In our capacity as special Maryland counsel, we have reviewed the following documents (the “Documents”):

 

  (a) The charter of the Company (the “Charter”), as in effect on the date hereof, certified by the State Department of Assessments and Taxation of the State of Maryland (“SDAT”).

 

  (b) The by-laws of the Company (the “Bylaws”), as in effect on the date hereof (in the form attached to the Certificate (as defined below)).

 

  (c) The Company’s Registration Statement on Form S-3 (File Number 333-143173), as amended and supplemented to date (the “Registration Statement”), the Base Prospectus and the Preliminary Prospectus.

 

  (d) The Underwriting Agreement.

 

  (e) Resolutions adopted by the Company’s Board of Directors relating to the authorization and issuance of the Shares and the authorization of the Underwriting Agreement and the transactions contemplated thereby, certified by an officer of the Company.

 

  (f) A good standing certificate for the Company, dated as of a recent date, issued by the SDAT.


ANWORTH MORTGAGE ASSET CORPORATION

February 5, 2009

Page 2

 

  (g) A certificate executed by an officer of the Company, dated as of the date hereof (the “Certificate”).

 

  (h) Such other documents as we have considered necessary to the rendering of the opinions expressed below.

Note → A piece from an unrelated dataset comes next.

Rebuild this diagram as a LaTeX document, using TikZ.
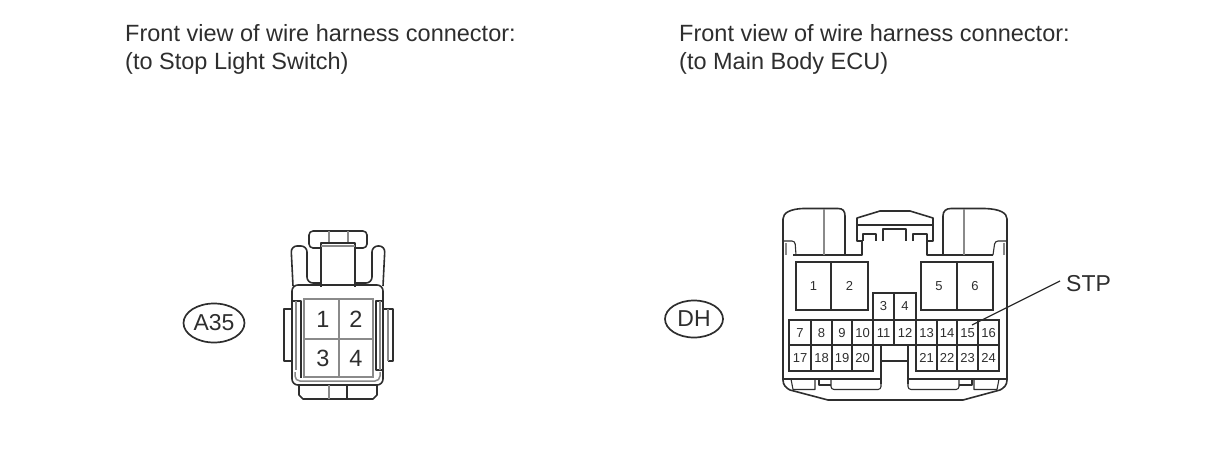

In examining the Documents, and in rendering the opinion set forth below, we have assumed the following: (a) each of the parties to the Documents (other than the Company) has duly and validly executed and delivered each of the Documents and each instrument, agreement, and other document executed in connection with the Documents to which such party is a signatory and each such party’s (other than the Company’s) obligations set forth in the Documents, are its legal, valid and binding obligations, enforceable in accordance with their respective terms; (b) each person executing any such instrument, agreement or other document on behalf of any such party (other than the Company) is duly authorized to do so; (c) each natural person executing any such instrument, agreement or other document is legally competent to do so; (d) the Documents accurately describe and contain the mutual understandings of the parties, there are no oral or written modifications of or amendments or supplements to the Documents and there has been no waiver of any of the provisions of the Documents by actions or conduct of the parties or otherwise; and (e) all documents submitted to us as originals are authentic, all documents submitted to us as certified or photostatic copies or telecopies or portable document file (“.PDF”) copies conform to the original documents (and the authenticity of the originals of such copies), all signatures on all documents submitted to us for examination (and including signatures on photocopies, telecopies and .PDF copies) are genuine, and all public records reviewed are accurate and complete. As to certain factual matters we have relied on the Certificate as to the factual matters set forth therein, which we assume to be accurate and complete.

Based upon the foregoing, and subject to the assumptions, limitations and qualifications stated herein, it is our opinion that:

 

  1. The Company has been duly incorporated and is validly existing as a corporation in good standing under the laws of the State of Maryland.

 

  2. The Shares to be issued by the Company pursuant to the terms of the Underwriting Agreement have been duly authorized and, upon issuance and delivery against payment therefor in accordance with the terms of the Underwriting Agreement, will be duly and validly issued, fully paid and nonassessable.

In addition to the qualifications set forth above, the foregoing opinion is further qualified as follows:

 

  (i) The foregoing opinion is rendered as of the date hereof. We assume no obligation to update such opinion to reflect any facts or circumstances which may hereafter come to our attention or changes in the law which may hereafter occur.

 

  (ii) We have made no investigation as to, and we express no opinion concerning, the laws of any jurisdiction other than the laws of the State of Maryland. The opinion expressed herein is subject to the effect of judicial decisions which may permit the introduction of parol evidence to modify the terms or the interpretation of agreements.

 

  (iii) We assume that the issuance of the Shares will not cause the Company to issue shares of Common Stock in excess of the number of shares of Common Stock authorized by the Charter or the number of shares of Common Stock authorized by the Charter at the time of issuance of the Shares.


ANWORTH MORTGAGE ASSET CORPORATION

February 5, 2009

Page 3

 

  (iv) In rendering the opinion in paragraph 2, we have assumed that the prior issuance of all of the issued and outstanding shares of Common Stock of the Company has not violated and the issuance of the Shares will not violate the ownership limitations set forth in the Charter.

Without in any way limiting the foregoing, this opinion is based upon our consideration of only those statutes, rules, and regulations which, in our experience, are normally applicable to underwritten public offerings of common equity securities, provided that we express no opinion as to compliance with the securities (or “blue sky”), broker licensing, real estate syndication or mortgage lending laws of the State of Maryland.

We hereby consent to the filing of this opinion as exhibit 5.1 to the Company’s Current Report on Form 8-K being filed with the Commission on the date of this letter, which will be incorporated by reference in the Base Prospectus, and to the reference to our firm under the heading “Legal Matters” in the Prospectus related to the Shares. In giving our consent, we do not thereby admit that we are in the category of persons whose consent is required under Section 7 of the Act or the rules and regulations of the Commission thereunder.